Esta invasión políticamente correcta ha llegado a cuestiones como la energía nuclear, la industrialización de los países más pobres, los alimentos transgénicos, las relaciones con ciertos grupos humanos y con el islamismo… y siempre defendiendo posiciones reaccionarias y anticientíficas. Aparte, claro está, de la invasión que desde el feminismo radical se viene ejerciendo contra los usos lingüísticos. Manipulaciones del lenguaje: palabras prohibidas u obligatorias, neologismos, circunloquios. Por eso, según Hughes (Political Correctness), la corrección política ha consistido, sobre todo, en “poner nombres o cambiarlos”.
En España, la proscripción sexista del lenguaje fue elevada a la categoría de Ley (artículo 33) y de inmediato produjo encontronazos con la Real Academia, que ya había protestado por la sustitución de «sexo» por «género» (una mala traducción del inglés), y el último -por ahora- de esos choques frontales lo protagonizó el catedrático y académico Ignacio Bosque, ponente de la nueva Gramática, cuando publicó «Sexismo lingüístico y visibilidad de la mujer», un trabajo en el cual se critican las recomendaciones de las «guías de lenguaje no sexista».

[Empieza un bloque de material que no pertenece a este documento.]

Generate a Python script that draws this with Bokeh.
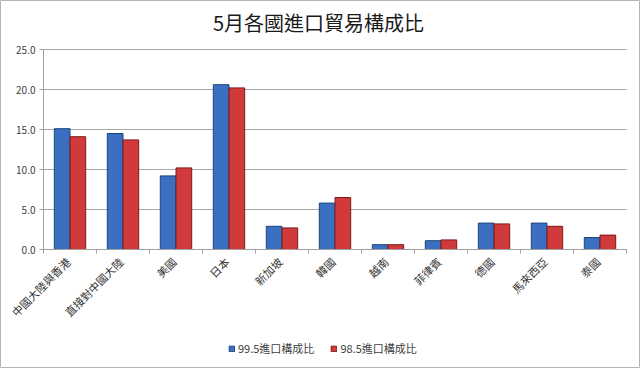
from bokeh.plotting import figure
from bokeh.models import ColumnDataSource, Range1d, Legend, LegendItem, Label
from bokeh.core.properties import value
from bokeh.embed import file_html
from bokeh.resources import INLINE
import math

categories = ["中國大陸與香港", "直接對中國大陸", "美國", "日本", "新加坡", "韓國",
              "越南", "菲律賓", "德國", "馬來西亞", "泰國"]
series_995 = [15.1, 14.5, 9.2, 20.6, 2.9, 5.8, 0.6, 1.1, 3.3, 3.3, 1.5]
series_985 = [14.1, 13.7, 10.2, 20.2, 2.7, 6.5, 0.6, 1.2, 3.2, 2.9, 1.8]
y_ticks = [0, 5, 10, 15, 20, 25]
title_text = "5月各國進口貿易構成比"
name_995 = "99.5進口構成比"
name_985 = "98.5進口構成比"

FONT = "Noto Sans CJK TC"

# ---- layout in pixels (canvas 640 x 368) ----
W, H = 640, 368
LEFT_PX, RIGHT_PX = 43, 14          # plot band horizontally
TOP_PX, BOTTOM_PX = 49, 119         # 25.0 at y=49, 0.0 at y=249
n = len(categories)
cat_px = (W - LEFT_PX - RIGHT_PX) / n
ymax = y_ticks[-1]
px_per_unit = (H - TOP_PX - BOTTOM_PX) / ymax
dx = 1.0 / cat_px                   # one pixel in x data units
dy = 1.0 / px_per_unit              # one pixel in y data units

bw = 0.296
centers = [i + 0.5 for i in range(n)]
src = ColumnDataSource(dict(cat=categories, xc=centers,
                            xa=[c - bw / 2 for c in centers],
                            xb=[c + bw / 2 for c in centers],
                            xl=[c - 0.04 for c in centers],
                            a=series_995, b=series_985))
tick_src = ColumnDataSource(dict(t=y_ticks, lab=[f"{t:.1f}" for t in y_ticks]))
bound_src = ColumnDataSource(dict(bx=list(range(n + 1))))

p = figure(x_range=Range1d(-LEFT_PX * dx, n + RIGHT_PX * dx),
           y_range=Range1d(-BOTTOM_PX * dy, ymax + TOP_PX * dy),
           width=W, height=H,
           min_border_left=0, min_border_right=0,
           min_border_top=0, min_border_bottom=0,
           x_axis_location=None, y_axis_location=None,
           output_backend="svg", toolbar_location=None)
p.title = None
p.outline_line_color = "#b4b4b4"
p.xgrid.grid_line_color = None
p.ygrid.grid_line_color = None

# horizontal gridlines across the category band
p.segment(x0=0, x1=n, y0="t", y1="t", source=tick_src,
          line_color="#a8a8a8", line_width=1)

# bars
r1 = p.vbar(x="xa", top="a", width=bw, source=src,
            fill_color="#3b6fc2", line_color="#1d4479", line_width=1)
r2 = p.vbar(x="xb", top="b", width=bw, source=src,
            fill_color="#d13a3a", line_color="#7a1c1c", line_width=1)

# value axis: line, ticks, labels
p.segment(x0=0, x1=0, y0=y_ticks[0], y1=ymax, line_color="#a0a0a0", line_width=1)
p.segment(x0=-4 * dx, x1=0, y0="t", y1="t", source=tick_src,
          line_color="#a0a0a0", line_width=1)
p.text(x=-8 * dx, y="t", text="lab", source=tick_src,
       text_align="right", text_baseline="middle",
       text_font=value(FONT), text_font_size="10px", text_color="#404040")

# category axis: line, boundary ticks, rotated labels
p.segment(x0=0, x1=n, y0=0, y1=0, line_color="#a0a0a0", line_width=1)
p.segment(x0="bx", x1="bx", y0=0, y1=-4 * dy, source=bound_src,
          line_color="#a0a0a0", line_width=1)
p.text(x="xl", y=-10 * dy, text="cat", source=src,
       angle=math.pi / 4, text_align="right", text_baseline="middle",
       text_font=value(FONT), text_font_size="11px", text_color="#333333")

title = Label(x=(318 - LEFT_PX) * dx, y=(H - BOTTOM_PX - 22) * dy, text=title_text,
              text_align="center", text_baseline="middle", text_font=FONT,
              text_font_size="20px", text_color="#1a1a1a")
p.add_layout(title)

legend = Legend(items=[LegendItem(label=name_995, renderers=[r1]),
                       LegendItem(label=name_985, renderers=[r2])],
                location=(228, 12), orientation="horizontal",
                border_line_color=None, background_fill_alpha=0,
                padding=0, margin=0, spacing=16,
                glyph_width=7, glyph_height=7, label_standoff=3,
                label_text_font=FONT, label_text_font_size="11px",
                label_text_color="#404040")
p.add_layout(legend)

open("out.html", "w").write(file_html(p, INLINE))
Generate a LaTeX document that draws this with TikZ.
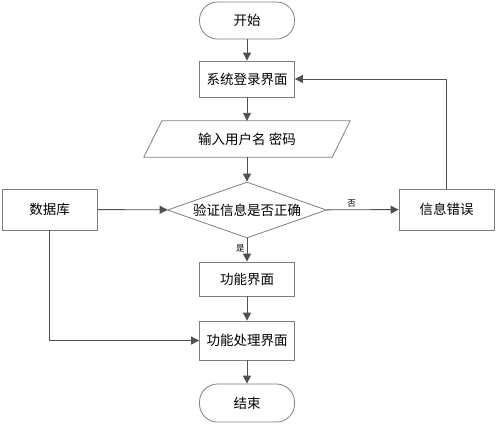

Tras analizar nueve de esas guías, el profesor Bosque llegó a una primera conclusión, en verdad, llamativa: en la mayor parte de esas guías no ha participado ningún lingüista. «Aunque se analizan en ellas -escribe Bosque- no pocos aspectos del léxico, la morfología o la sintaxis, sus autores parecen entender que las decisiones sobre todas estas cuestiones deben tomarse sin la intervención de los profesionales del lenguaje».
Con un mínimo de sensibilidad y de sentido común, el sexismo puede evitarse sin tener que recurrir a los corsés que pretenden imponer las políticamente correctas.